C’era già stata tanta storia prima, tra De Rossi e la Roma: l’esordio ormai oltre dieci anni fa sul neutro di Piacenza per un Como-Roma con Capello in panchina, il primo gol il 10 maggio col Toro all’Olimpico. Fu un’escalation di classe e fu subito azzurro, un cammino tra le due maglie – quella giallorossa e quella della Nazionale – che non sempre è proseguito parallelo. Debutto e gol, di nuovo. Accadde con la Norvegia. Senza Totti, fu Cassano a consegnarli la fascia per la prima volta (Brescia-Roma 0-1, 12 dicembre 2004, mani di Mareco). Spalletti lo fece invece capitano dall’inizio, per una sera. Era Roma-Middlesbrough, l’Europa League si chiamava ancora Coppa Uefa. Spalletti. Poi Ranieri, Montella, Luis Enrique, Zeman, Andreazzoli, adesso Garcia. De Rossi ha conosciuto pianeti differenti, sistemi di lavoro opposti, filosofie diverse, partito dal mare di Ostia ha navigato con ogni clima e condizione, dal rischio retrocessione a quello scudetto, ha vinto coppe e sognato campioni, è morto e risorto, è stato contestato, poi riamato, poi ricontestato.

Eppure, mai dalla Curva Sud. Che critica e insulta chi insulta la maglia e l’onore e dunque non potrà mai contestare chi – gioca bene, gioca male, quella fede professa. Sarebbe blasfemia, sarebbe bestemmiare se stessi. Perché Daniele De Rossi – gioca bene, gioca male – è semplicemente questo: un tifoso romanista, un vanto romano, e questo prima ancora che l’urlo in gol(a), la vena che s’ingrossa, il leader, il campione. De Rossi è quel qualcosa in più, spiegava una volta un famoso dirigente di questa Roma, che non si vede, che si cela nello spogliatoio, è un’alchimia. È un tesoro. Gioca bene, gioca male. Ha giocato male con la Roma, e non perché non abbia segnato manco un golletto in campionato o Coppa. Ha giocato male perché ha giocato male, senza dietrologie, presunti fantomatici sgarri e leggende vergognose da bar del gossip. Ha giocato male come quasi tutta la Roma, ha giocato male perché con Zeman – per colpa di entrambi – non c’è mai stata sintonia e la sintonia ci deve essere col centro del centrocampo, col centro della Roma.

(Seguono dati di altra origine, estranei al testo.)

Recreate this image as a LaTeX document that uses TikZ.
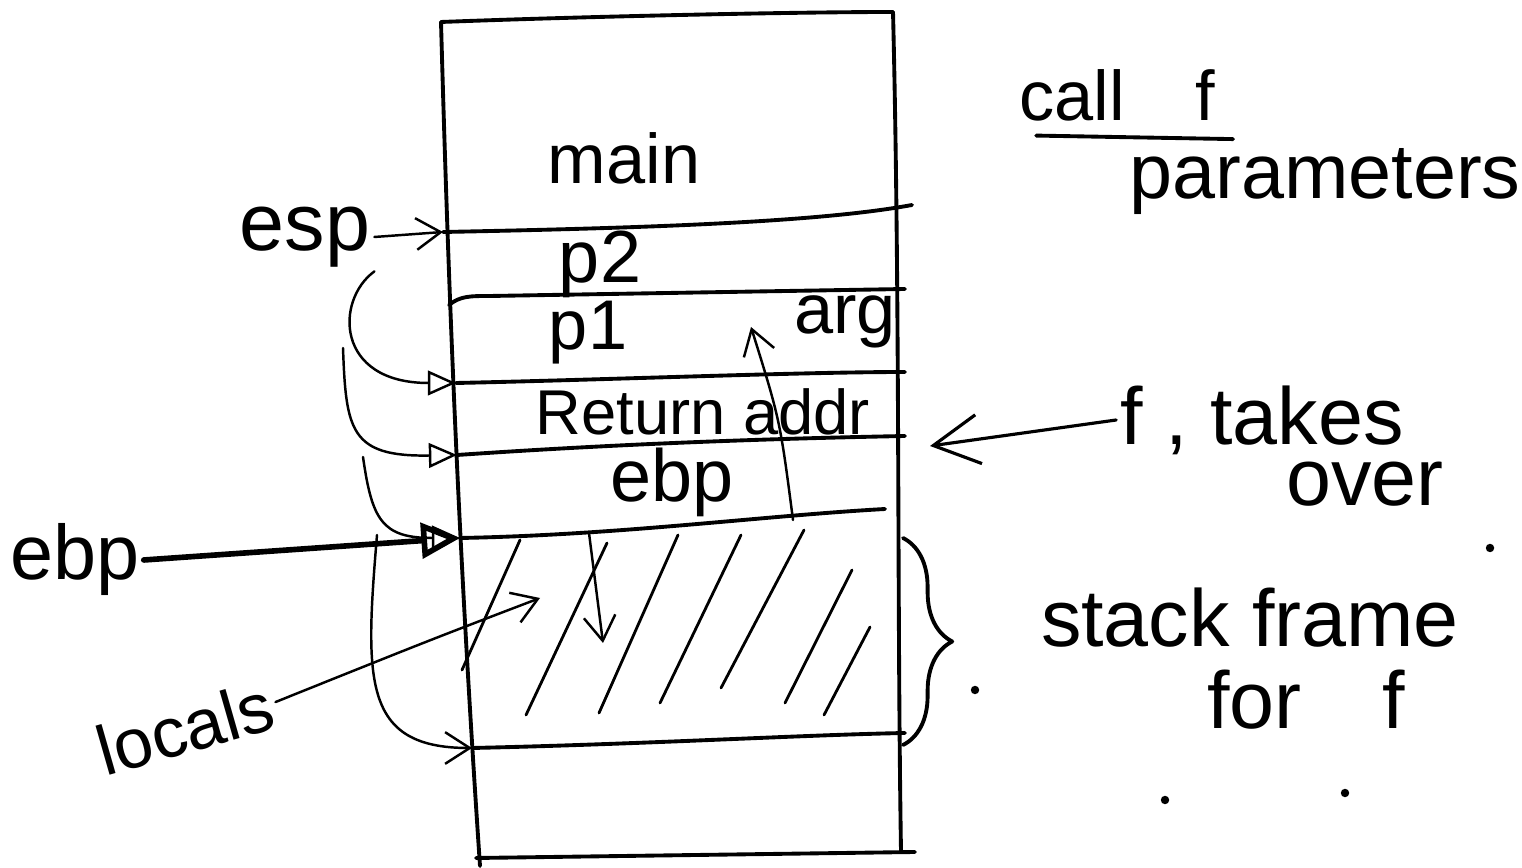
\documentclass[tikz,border=0pt]{standalone}
\usepackage{fontspec}
\setmainfont{Liberation Sans}
\usetikzlibrary{arrows.meta, positioning, decorations.pathreplacing}

\begin{document}
\begin{tikzpicture}[
    x=0.01cm, y=-0.01cm,
    ink/.style={line width=1.1pt, line cap=round, line join=round},
    pen/.style={line width=0.7pt, line cap=round, line join=round},
    hand/.style={inner sep=1pt, font=\fontsize{20}{24}\selectfont},
    big/.style={inner sep=1pt, font=\fontsize{23}{27}\selectfont},
    barb/.style={-{Straight Barb[length=7pt,width=9pt]}},
    tri/.style={-{Triangle[open,length=8pt,width=7pt]}},
    hatch/.style={line width=0.8pt, line cap=round}
]
\useasboundingbox (0,0) rectangle (1522,868);

% stack outline
\coordinate (tl) at (441,22);
\coordinate (tr) at (893,12);
\coordinate (bl) at (480,866);
\coordinate (br) at (901,852);
\draw[ink] (tl) .. controls (600,16) and (800,12) .. (tr);
\draw[ink] (tl) .. controls (450,350) and (462,600) .. (bl);
\draw[ink] (tr) .. controls (900,300) and (897,600) .. (br);
\draw[ink] (476,858) -- (915,852);

% row boundaries
\coordinate (r1) at (443,232);  \coordinate (r1e) at (912,205);
\coordinate (r2) at (449,305);  \coordinate (r2e) at (905,289);
\coordinate (r3) at (456,383);  \coordinate (r3e) at (905,372);
\coordinate (r4) at (457,455);  \coordinate (r4e) at (905,436);
\coordinate (r5) at (460,538);  \coordinate (r5e) at (885,509);
\coordinate (r6) at (472,748);  \coordinate (r6e) at (905,733);
\draw[ink] (r1) .. controls (650,228) and (820,222) .. (r1e);
\draw[ink] (r2) .. controls (460,296) and (470,296) .. (490,296) -- (r2e);
\draw[ink] (r3) .. controls (600,380) and (800,372) .. (r3e);
\draw[ink] (r4) .. controls (560,448) and (700,440) .. (r4e);
\draw[ink] (r5) .. controls (620,535) and (760,516) .. (r5e);
\draw[ink] (r6) .. controls (650,744) and (800,735) .. (r6e);

% hatched locals
\foreach \xa/\ya/\xb/\yb in {520/540/462/670, 607/543/526/715, 678/535/599/713,
    741/535/660/703, 804/530/721/688, 852/570/785/703, 870/627/824/715}
  \draw[hatch] (\xa,\ya) -- (\xb,\yb);

% labels in the stack
\node[hand] (main) at (624,158) {main};
\node[hand, font=\fontsize{21}{24}\selectfont] (p2) at (600,264) {p2};
\node[hand] (p1) at (588,333) {p1};
\node[hand] (arg) at (845,322) {arg};
\node[hand, font=\fontsize{18}{22}\selectfont] (retaddr) at (703,412) {Return addr};
\node[hand, font=\fontsize{21}{24}\selectfont] (ebpin) at (672,482) {ebp};

% labels on the left
\node[hand, font=\fontsize{23}{26}\selectfont] (esp) at (305,237) {esp};
\node[hand, font=\fontsize{22}{26}\selectfont] (ebpout) at (75,560) {ebp};
\node[hand, rotate=16] (locals) at (185,728) {locals};

% labels on the right
\node[hand] (callf) at (1117,95) {call\quad f};
\node[hand, font=\fontsize{22}{26}\selectfont] (params) at (1325,182) {parameters};
\node[big] (ftakes) at (1262,420) {f , takes};
\node[big] (over) at (1365,484) {over};
\node[big] (frame) at (1250,618) {stack frame};
\node[big, below=4pt of frame, xshift=16pt] (forf) {for\quad f};

% pointers
\coordinate (s2) at (343,348);
\coordinate (s3) at (363,457);
\coordinate (s4) at (377,535);
\draw[pen, barb] (esp.east) -- (r1);
\draw[pen, tri] (esp.south east) .. controls (335,300) and (335,383) .. (r3);
\draw[pen, tri] (s2) .. controls (346,430) and (350,457) .. (r4);
\draw[pen, tri] (s3) .. controls (372,520) and (382,538) .. (r5);
\draw[pen, barb] (s4) .. controls (365,680) and (362,748) .. (r6);
\draw[ink, line width=1.6pt, -{Triangle[open,length=11pt,width=10pt]}] (ebpout.east) -- (r5);
\draw[pen, barb] (locals.east) .. controls (430,640) .. (540,598);

% moves of ebp and esp
\coordinate (d1) at (589,533);
\coordinate (d2) at (603,643);
\coordinate (u1) at (793,520);
\coordinate (u2) at (751,327);
\draw[pen, barb] (d1) -- (d2);
\draw[pen, barb] (u1) .. controls (780,420) .. (u2);

% f takes over
\coordinate (fa) at (930,446);
\draw[pen, line width=0.9pt, -{Straight Barb[length=13pt,width=14pt]}] (ftakes.west) -- (fa);
\draw[ink] ([xshift=6pt,yshift=-3pt]callf.south west) -- ([xshift=4pt,yshift=-4pt]callf.south east);

% stack frame brace
\coordinate (b1) at (903,538);
\coordinate (b2) at (903,745);
\draw[ink, decorate, decoration={brace, amplitude=14pt}] (b1) -- (b2);

% stray dots
\foreach \dx/\dy in {1490/548, 975/690, 1165/800, 1345/793}
  \fill (\dx,\dy) circle (1.2pt);
\end{tikzpicture}
\end{document}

Non c’è da dare colpe, capita, si chiama calcio. Però il De Rossi originale non è l’opaca brutta copia di se stesso, è il De Rossi della Confederations Cup, è il cervello della Nazionale, i piedi eleganti, l’incocciata di testa. È il fuoriclasse cercato dal Chelsea. «Daniele è un grande giocatore. Ed è meglio averlo con noi». Non l’ha detto un suo fan. Anzi, sì. Si chiama Rudi Garcia. «Regista? Sicuro, De Rossi sa aiutare la difesa, ma anche impostare. Se giocheremo con il 4-3-3 sarà perfetto per fare il mediano centrale, è polivalente, non ha problemi». Non ha problemi. È un vanto. È «un onore giocare con lui». Questo l’ha detto invece Strootman. Giocheranno assieme e con loro ci sarà Pjanic. Giocheranno assieme perché un centrocampo così se lo sognano ovunque. Anche a Londra.